Pour se résigner à vivre dans une telle condition ou pour se soumettre ou encore pour abdiquer sa liberté quand il est question de servir le régime, il existe des arguments déstressant : « des kidnappings, des gangs armés, il en existe partout dans le monde, pouvoir et opposants en ont, ou bien il en a toujours existé ». Ce sont précisément là des arguments paresseux et peut-être même pervers. Egalement déclarer-toute honte bue- que nous sommes tous coupables, c’est supposer que toute sortie de ce désastre devient douteuse sinon impossible. Même les protestations passionnées sont interprétées comme œuvre de manipulation. Etre haïtien consisterait à faire partie d’une ethnie : les Haïtiens ? On n’en finira donc pas de trouver des arguments qui témoignent de l’honneur perdu d’Haïti comme Etat et comme nation.

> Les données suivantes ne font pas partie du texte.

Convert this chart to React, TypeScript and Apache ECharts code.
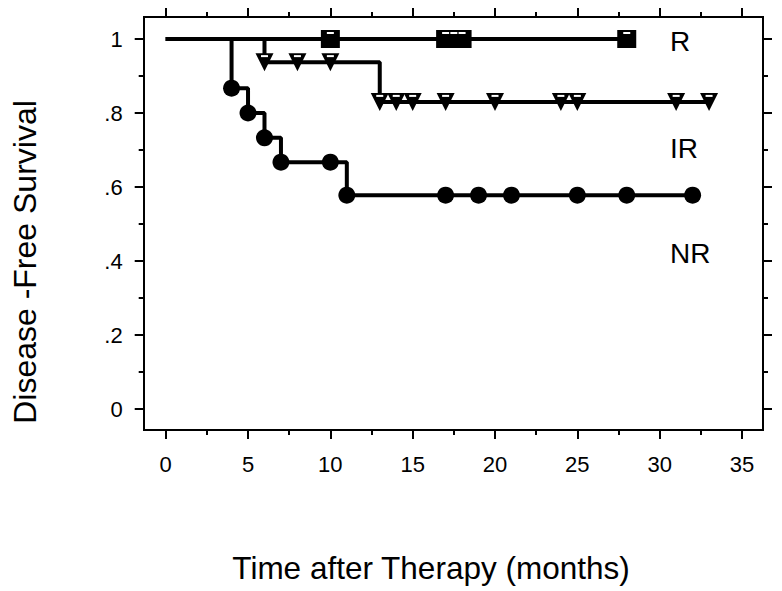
import React, { useEffect, useRef } from "react";
import * as echarts from "echarts";

// ---- Data ----
const rTimes = [0, 10, 17, 17.5, 18, 28];
const rSurv = [1, 1, 1, 1, 1, 1];

const irTimes = [0, 6, 8, 10, 13, 14, 15, 17, 20, 24, 25, 31, 33];
const irSurv = [1, 0.9375, 0.9375, 0.9375, 0.83, 0.83, 0.83, 0.83, 0.83, 0.83, 0.83, 0.83, 0.83];

const nrTimes = [0, 4, 5, 6, 7, 10, 11, 17, 19, 21, 25, 28, 32];
const nrSurv = [1, 0.867, 0.8, 0.733, 0.667, 0.667, 0.578, 0.578, 0.578, 0.578, 0.578, 0.578, 0.578];

const xTickLabels = ["0", "5", "10", "15", "20", "25", "30", "35"];
const yTickLabels = ["0", ".2", ".4", ".6", ".8", "1"];

const groupNames = ["R", "IR", "NR"];
const xTitle = "Time after Therapy (months)";
const yTitle = "Disease -Free Survival";

const FONT = "'Liberation Sans', Arial, Helvetica, sans-serif";

const pts = (t: number[], s: number[]) => t.map((x, i) => [x, s[i]]);
const marks = (t: number[], s: number[]) => t.slice(1).map((x, i) => [x, s[i + 1]]);

export default function App() {
  const ref = useRef<HTMLDivElement>(null);
  useEffect(() => {
    if (!ref.current) return;
    const chart = echarts.init(ref.current, undefined, { renderer: "svg" });
    const tickCommon = {
      show: true,
      inside: false,
      length: 9,
      lineStyle: { color: "#000", width: 2 },
    };
    const minorCommon = {
      show: true,
      splitNumber: 2,
      length: 5,
      lineStyle: { color: "#000", width: 2 },
    };
    const hiddenLine = { show: false, onZero: false };
    const lineSeries = (name: string, t: number[], s: number[]) => ({
      name,
      type: "line",
      step: "end",
      showSymbol: false,
      clip: false,
      data: pts(t, s),
      lineStyle: { color: "#000", width: 4 },
      z: 2,
    });
    const markSeries = (
      name: string,
      symbol: string,
      size: any,
      data: number[][],
      color: string,
      z: number,
      offset?: number[],
      rotate?: number
    ) => ({
      name,
      type: "scatter",
      clip: false,
      silent: z > 3,
      symbol,
      symbolSize: size,
      symbolOffset: offset ?? [0, 0],
      symbolRotate: rotate ?? 0,
      data,
      itemStyle: { color, opacity: 1 },
      emphasis: { disabled: true },
      z,
    });
    const option: any = {
      animation: false,
      backgroundColor: "#fff",
      textStyle: { fontFamily: FONT },
      grid: { left: 165.7, right: 40, top: 39, bottom: 182, containLabel: false },
      xAxis: [
        {
          type: "value",
          position: "bottom",
          offset: 21,
          min: 0,
          max: 35,
          interval: 5,
          axisLine: hiddenLine,
          axisTick: tickCommon,
          minorTick: minorCommon,
          splitLine: { show: false },
          axisLabel: {
            color: "#000",
            fontSize: 22,
            fontFamily: FONT,
            margin: 23,
            formatter: (v: number) => xTickLabels[Math.round(v / 5)] ?? "",
          },
        },
        {
          type: "value",
          position: "top",
          offset: 22,
          min: 0,
          max: 35,
          interval: 5,
          axisLine: hiddenLine,
          axisTick: tickCommon,
          minorTick: minorCommon,
          splitLine: { show: false },
          axisLabel: { show: false },
        },
      ],
      yAxis: [
        {
          type: "value",
          position: "left",
          offset: 22,
          min: 0,
          max: 1,
          interval: 0.2,
          axisLine: hiddenLine,
          axisTick: tickCommon,
          minorTick: minorCommon,
          splitLine: { show: false },
          axisLabel: {
            color: "#000",
            fontSize: 22,
            fontFamily: FONT,
            margin: 21,
            formatter: (v: number) => yTickLabels[Math.round(v / 0.2)] ?? "",
          },
        },
        {
          type: "value",
          position: "right",
          offset: 21,
          min: 0,
          max: 1,
          interval: 0.2,
          axisLine: hiddenLine,
          axisTick: tickCommon,
          minorTick: minorCommon,
          splitLine: { show: false },
          axisLabel: { show: false },
        },
      ],
      graphic: [
        {
          type: "rect",
          z: 0,
          shape: { x: 144, y: 17, width: 619, height: 413 },
          style: { fill: "none", stroke: "#000", lineWidth: 2 },
        },
        {
          type: "text",
          x: 431,
          y: 568,
          style: {
            text: xTitle,
            fontSize: 31.5,
            fontFamily: FONT,
            fill: "#000",
            align: "center",
            verticalAlign: "middle",
          },
        },
        {
          type: "text",
          x: 25,
          y: 262,
          rotation: Math.PI / 2,
          style: {
            text: yTitle,
            fontSize: 32,
            fontFamily: FONT,
            fill: "#000",
            align: "center",
            verticalAlign: "middle",
          },
        },
        {
          type: "text",
          left: 670,
          top: 27,
          style: { text: groupNames[0], fontSize: 28, fontFamily: FONT, fill: "#000" },
        },
        {
          type: "text",
          left: 670,
          top: 134,
          style: { text: groupNames[1], fontSize: 28, fontFamily: FONT, fill: "#000" },
        },
        {
          type: "text",
          left: 670,
          top: 239,
          style: { text: groupNames[2], fontSize: 28, fontFamily: FONT, fill: "#000" },
        },
      ],
      series: [
        lineSeries("R", rTimes, rSurv),
        lineSeries("IR", irTimes, irSurv),
        lineSeries("NR", nrTimes, nrSurv),
        markSeries("R censored", "rect", [19, 18], marks(rTimes, rSurv), "#000", 3),
        markSeries("IR marks", "triangle", [18, 18], marks(irTimes, irSurv), "#000", 3, [0, 0], 180),
        markSeries("NR marks", "circle", 17, marks(nrTimes, nrSurv), "#000", 3),
        markSeries("R marks highlight", "rect", [7, 2], marks(rTimes, rSurv), "#fff", 4, [0, -6]),
        markSeries("IR marks highlight", "rect", [7, 2], marks(irTimes, irSurv), "#fff", 4, [0, -6]),
      ],
    };
    chart.setOption(option);
    return () => chart.dispose();
  }, []);
  return (
    <div
      ref={ref}
      style={{ position: "absolute", left: 0, top: 0, width: 782, height: 591, background: "#fff" }}
    />
  );
}
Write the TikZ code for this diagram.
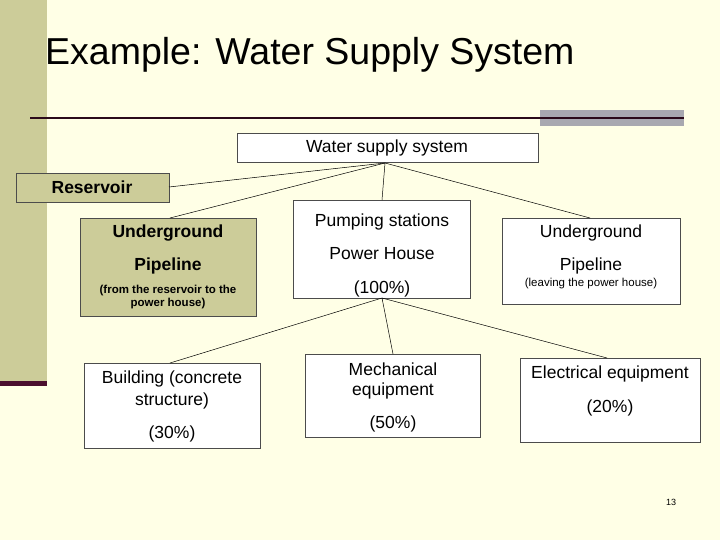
\documentclass[tikz,border=0pt]{standalone}
\usepackage{fontspec}
\setmainfont{Liberation Sans}
\definecolor{bg}{RGB}{255,255,230}
\definecolor{khaki}{RGB}{204,204,153}
\definecolor{maroon}{RGB}{75,15,46}
\definecolor{dark}{RGB}{43,10,26}
\definecolor{greybar}{RGB}{168,168,176}
\begin{document}
\begin{tikzpicture}[x=1pt,y=-1pt,
  box/.style={draw=black!70,line width=0.6pt,fill=white},
  kbox/.style={draw=black!70,line width=0.6pt,fill=khaki},
  t/.style={font=\fontsize{17.5}{20}\selectfont,inner sep=0pt},
  tb/.style={font=\bfseries\fontsize{17.5}{20}\selectfont,inner sep=0pt},
  ts/.style={font=\bfseries\fontsize{11.5}{13}\selectfont,inner sep=0pt,align=center},
  tsn/.style={font=\fontsize{11.5}{13}\selectfont,inner sep=0pt},
  con/.style={draw=black,line width=0.5pt}]
\fill[bg] (0,0) rectangle (720,540);
\useasboundingbox (0,0) rectangle (720,540);
\fill[khaki] (0,0) rectangle (47,382);
\fill[maroon] (0,381) rectangle (47,386);
\fill[greybar] (540,110) rectangle (684,126);
\fill[dark] (30,117) rectangle (684,119.5);
\node[anchor=west,inner sep=0pt,font=\fontsize{37.5}{40}\selectfont] (title) at (45,55) {Example: Water Supply System};
% boxes
\draw[box] (237,133) rectangle (538,162);
\node[t] (wss) at (387,148) {Water supply system};
\coordinate (wssb) at (385,163);
\draw[kbox] (16,173) rectangle (169,202);
\node[tb] (res) at (92,187) {Reservoir};
\coordinate (resr) at (169,187);
\draw[kbox] (80,218) rectangle (256,316);
\node[tb] (ul1) at (168,233) {Underground};
\node[tb] (ul2) at (168,266) {Pipeline};
\node[ts] (ul3) at (168,297) {(from the reservoir to the\\power house)};
\coordinate (ult) at (170,218);
\draw[box] (293,200) rectangle (470,298);
\node[t] (p1) at (382,222) {Pumping stations};
\node[t] (p2) at (382,254) {Power House};
\node[t] (p3) at (382,289) {(100\%)};
\coordinate (pt) at (382,200);
\coordinate (pb) at (382,298);
\draw[box] (502,218) rectangle (680,304);
\node[t] (ur1) at (591,233) {Underground};
\node[t] (ur2) at (591,266) {Pipeline};
\node[tsn] (ur3) at (591,284) {(leaving the power house)};
\coordinate (urt) at (590,218);
\draw[box] (84,363) rectangle (260,448);
\node[t] (b1) at (172,379) {Building (concrete};
\node[t] (b2) at (172,401) {structure)};
\node[t] (b3) at (172,434) {(30\%)};
\coordinate (bt) at (170,363);
\draw[box] (305,354) rectangle (480,437);
\node[t] (m1) at (393,369) {Mechanical};
\node[t] (m2) at (393,391) {equipment};
\node[t] (m3) at (393,424) {(50\%)};
\coordinate (mt) at (393,354);
\draw[box] (520,358) rectangle (700,442);
\node[t] (e1) at (610,374) {Electrical equipment};
\node[t] (e2) at (610,408) {(20\%)};
\coordinate (et) at (607,358);
% connectors
\draw[con] (wssb) -- (resr);
\draw[con] (wssb) -- (ult);
\draw[con] (wssb) -- (pt);
\draw[con] (wssb) -- (urt);
\draw[con] (pb) -- (bt);
\draw[con] (pb) -- (mt);
\draw[con] (pb) -- (et);
\node[inner sep=0pt,font=\fontsize{9}{10}\selectfont] (pg) at (671,502) {13};
\end{tikzpicture}
\end{document}
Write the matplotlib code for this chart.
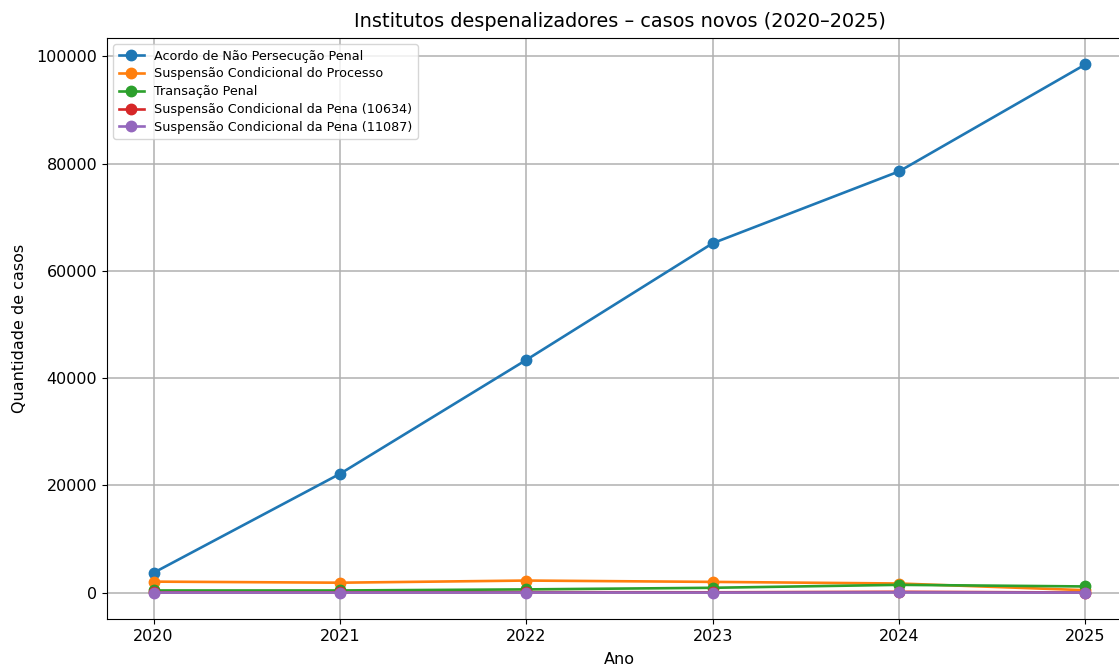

Pourtant sous nos yeux le sursaut a lieu : associations de droits de droits humains et de la société civile comme les partis, associations des barreaux, mouvements des femmes, les diverses confessions religieuses, mouvements visant à combler le déficit de mémoire contre les crimes de la dictature des Duvalier, mouvements divers de la diaspora s’expriment et indiquent – sans doute avec parfois des maladresses – le chemin de la sortie du tunnel. Ces voix qui manifestent la fierté d’être Haïtien sont-elles entendues par la communauté internationale ou s’apprêtent-elles à confesser des regrets ?
*Laënnec Hurbon, directeur de recherche au CNRS et professeur à l’Université d’Etat d’Haïti, spécialiste des rapports entre religions, Culture et politique en Haïti et dans la Caraïbe.